News

Sears closures: 122 Niagara jobs to be eliminated

By Armina Ligaya, THE CANADIAN PRESS

Sears at the Pen Centre on Friday October 13, 2017 in St. Catharines, Ont. Karena Walter/St. Catharines Standard/Postmedia Network

Sears at the Pen Centre on Friday October 13, 2017 in St. Catharines, Ont. Karena Walter/St. Catharines Standard/Postmedia Network

Sears Canada has received court approval to proceed with a full liquidation of its remaining stores, signalling the end of an era for a 65-year-old chain that was once a staple at malls across the country.

The closures will impact 122 employees at St. Catharines’ Pen Centre, 21 of whom are full-time workers and 101 part-time.

The Pen Centre Sears has been part of the mall since 1966 when it was built for Simpsons-Sears. It was one of the stores added to the mall during a massive expansion which made the Pen Centre the fourth largest mall in Canada at the time.

Ontario Superior Court heard Friday that after weeks of discussion and a bid from the company’s executive chairman, no viable buyer for Sears has been found. The move will put 12,000 of its employees across the country out of work.

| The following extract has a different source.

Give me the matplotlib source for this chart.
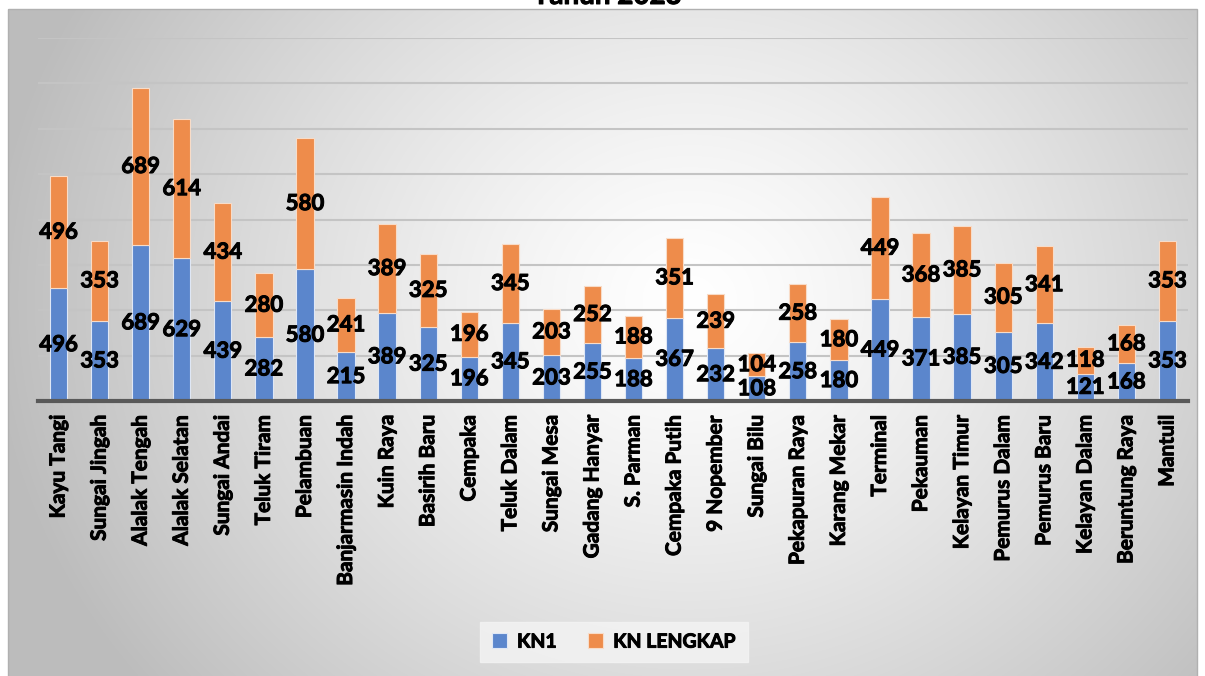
"""
Stacked bar chart: KN1 vs KN LENGKAP per kelurahan, Tahun 2023.
Excel-style look: radial grey gradient panel, labels centred in each segment.
"""

import matplotlib
matplotlib.use("Agg")
import matplotlib.pyplot as plt
import matplotlib.patheffects as pe
import numpy as np
from matplotlib.patches import Rectangle

# -----------------------------------------------------------------------------
# Data
# -----------------------------------------------------------------------------
wilayah = [
    "Kayu Tangi", "Sungai Jingah", "Alalak Tengah", "Alalak Selatan",
    "Sungai Andai", "Teluk Tiram", "Pelambuan", "Banjarmasin Indah",
    "Kuin Raya", "Basirih Baru", "Cempaka", "Teluk Dalam", "Sungai Mesa",
    "Gadang Hanyar", "S. Parman", "Cempaka Putih", "9 Nopember",
    "Sungai Bilu", "Pekapuran Raya", "Karang Mekar", "Terminal",
    "Pekauman", "Kelayan Timur", "Pemurus Dalam", "Pemurus Baru",
    "Kelayan Dalam", "Beruntung Raya", "Mantuil",
]
kn1 = [496, 353, 689, 629, 439, 282, 580, 215, 389, 325, 196, 345, 203,
       255, 188, 367, 232, 108, 258, 180, 449, 371, 385, 305, 342, 121,
       168, 353]
kn_lengkap = [496, 353, 689, 614, 434, 280, 580, 241, 389, 325, 196, 345,
              203, 252, 188, 351, 239, 104, 258, 180, 449, 368, 385, 305,
              341, 118, 168, 353]

series_names = ["KN1", "KN LENGKAP"]
judul = "Tahun 2023"

BLUE = "#5b86cc"
ORANGE = "#ee8c4b"
FONT = ["Lato", "DejaVu Sans"]
# Lato Bold is a bit lighter than the Calibri Bold of the source; thicken it
HEAVY = [pe.withStroke(linewidth=0.7, foreground="black")]

W, H = 1205, 676

plt.rcParams["font.family"] = FONT

fig = plt.figure(figsize=(W / 100, H / 100), dpi=100)
fig.patch.set_facecolor("white")

# --- background panel with radial gradient (pixel coordinates) ---
bg = fig.add_axes([0, 0, 1, 1], zorder=0)
bg.set_xlim(0, W)
bg.set_ylim(H, 0)
bg.axis("off")
px0, px1, py0, py1 = 8, 1197, 9, H + 2
xx, yy = np.meshgrid(np.linspace(px0, px1, 400), np.linspace(py0, py1, 240))
d = np.sqrt(((xx - 690) / 700.0) ** 2 + ((yy - 300) / 620.0) ** 2)
shade = 1.0 - 0.26 * np.clip(d, 0, 1) ** 1.3
bg.imshow(np.dstack([shade, shade, shade]), extent=(px0, px1, py1, py0),
          aspect="auto", interpolation="bilinear")
bg.add_patch(Rectangle((px0, py0), px1 - px0, py1 - py0, fill=False,
                       edgecolor="#b0b0b0", linewidth=1.0))

# title sits mostly above the visible area, as in the source image
fig.text(607 / W, 1 - 4 / H, judul, ha="center", va="baseline",
         fontsize=20, fontweight="bold", color="black", path_effects=HEAVY)

# --- main axes ---
ax = fig.add_axes([38 / W, (H - 401) / H, 1150 / W, 363 / H], zorder=1)
ax.patch.set_alpha(0)

x = np.arange(len(wilayah))
bw = 0.42
b1 = ax.bar(x, kn1, width=bw, color=BLUE, edgecolor="#dfe7f5",
            linewidth=0.8, zorder=3, label=series_names[0])
b2 = ax.bar(x, kn_lengkap, width=bw, bottom=kn1, color=ORANGE,
            edgecolor="#f8dcc8", linewidth=0.8, zorder=3,
            label=series_names[1])

for xi, a, b in zip(x, kn1, kn_lengkap):
    ax.text(xi, a / 2, str(a), ha="center", va="center", fontsize=16,
            fontweight="bold", color="black", zorder=4, path_effects=HEAVY)
    ax.text(xi, a + b / 2, str(b), ha="center", va="center", fontsize=16,
            fontweight="bold", color="black", zorder=4, path_effects=HEAVY)

ax.set_xlim(-0.5, len(wilayah) - 0.5)
ax.set_ylim(0, 1600)
ax.set_yticks(np.arange(0, 1601, 200))
ax.yaxis.grid(True, color="#c4c4c4", linewidth=1.5, zorder=0)
ax.tick_params(axis="y", left=False, labelleft=False)
ax.tick_params(axis="x", length=0, pad=10)
ax.set_xticks(x)
ax.set_xticklabels(wilayah, rotation=90, fontsize=15, fontweight="bold")
for lbl in ax.get_xticklabels():
    lbl.set_path_effects(HEAVY)
for s in ["top", "right", "left"]:
    ax.spines[s].set_visible(False)
ax.spines["bottom"].set_color("#595959")
ax.spines["bottom"].set_linewidth(3)
ax.spines["bottom"].set_zorder(5)

leg = fig.legend(handles=[b1, b2], loc="center", bbox_to_anchor=(614 / W, 1 - 642 / H),
                 ncol=2, frameon=True, fancybox=False,
                 prop={"weight": "bold", "size": 14}, handlelength=0.8,
                 handleheight=0.8, columnspacing=1.6, handletextpad=0.5,
                 borderpad=0.6)
leg.get_frame().set_facecolor("#f4f4f4")
leg.get_frame().set_edgecolor("#f4f4f4")
for t in leg.get_texts():
    t.set_path_effects(HEAVY)

fig.savefig("out.png", dpi=100)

Justice Glenn Hainey approved Sears Canada’s motion to liquidate its remaining 130 stores, and said he was satisfied there was no viable alternative following a months-long saga stemming from the embattled retailer’s decision to seek protection from its creditors in June.

Liquidation could start as early as Oct. 19, and could continue for 10 to 14 weeks, stretching closing sales across the busy holiday shopping period.

Orestes Pasparakis, a lawyer representing court-appointed monitor FTI Consulting Canada, said it supported the liquidation because it did not think there was any other option.

“We recognize that today the order will effectively bring Sears Canada’s 65 years as a national retailer to an end,” he told the court. “Many people have worked hard to understand whether there is a viable alternative. It appears that there is not.”

A buyer group led by Sears Canada executive chairman Brandon Stranzl had been in discussions to purchase the retailer and continue to operate it. Stranzl, who stepped away from his role with the company in August to launch a bid, was in the Toronto courtroom on Friday.

Jeremy Dacks, a lawyer for Sears Canada, told the court Friday the company had remained optimistic and many stakeholders worked “tirelessly around the clock,” but ultimately decided liquidation was the best way forward.

Under the terms of the liquidation agreement, Sears Canada can terminate the agreement if another potential transaction emerges, but will need to pay a break fee and expense reimbursement totalling $4.55 million, the court heard.

Susan Ursel, a lawyer representing current and former employees, told Justice Hainey Friday that they will continue to support discussions towards a potential transaction.

“This company has touched the lives of generations of Canadians,” she told the court.

“For employees and their families, it has been a source of livelihood, community, camaraderie and pride. That we’ve come to this juncture is a source of frustration, anger in some corners, and apprehension for many.”

Sears Canada spokesman Joel Shaffer told Postmedia that most associates will continue to work through the liquidation period, which will run until Jan. 22 at the latest.

“Different stores will take different amounts of time to move all of their merchandise,” he said. “It will vary for each location.”

Online shopping at Sears.ca will cease at some point, though a date has not been announced.

Employees will not receive severance under Companies’ Creditors Arrangement Act. He said they will receive working notice, vacation pay and continue to accrue vacation pay as they work through the liquidation period.

As well, employees owned money from the company will be part of the creditor pool.

Sears Canada currently has 74 full department store locations, eight Sears Home Stores, and 49 Sears Hometown stores, facing closure. It currently has approximately 12,000 employees, three-quarters of which are part-time.

That tally doesn’t include the 2,900 job cuts Sears Canada announced in June, when it announced the closure of 20 department store locations, 15 Sears Home stores, 10 Sears Outlet and 14 Sears Hometown locations.

The Pen Centre Sears was the last in Niagara. Welland’s Seaway Mall location closed in September 2015 with a loss of 55 jobs.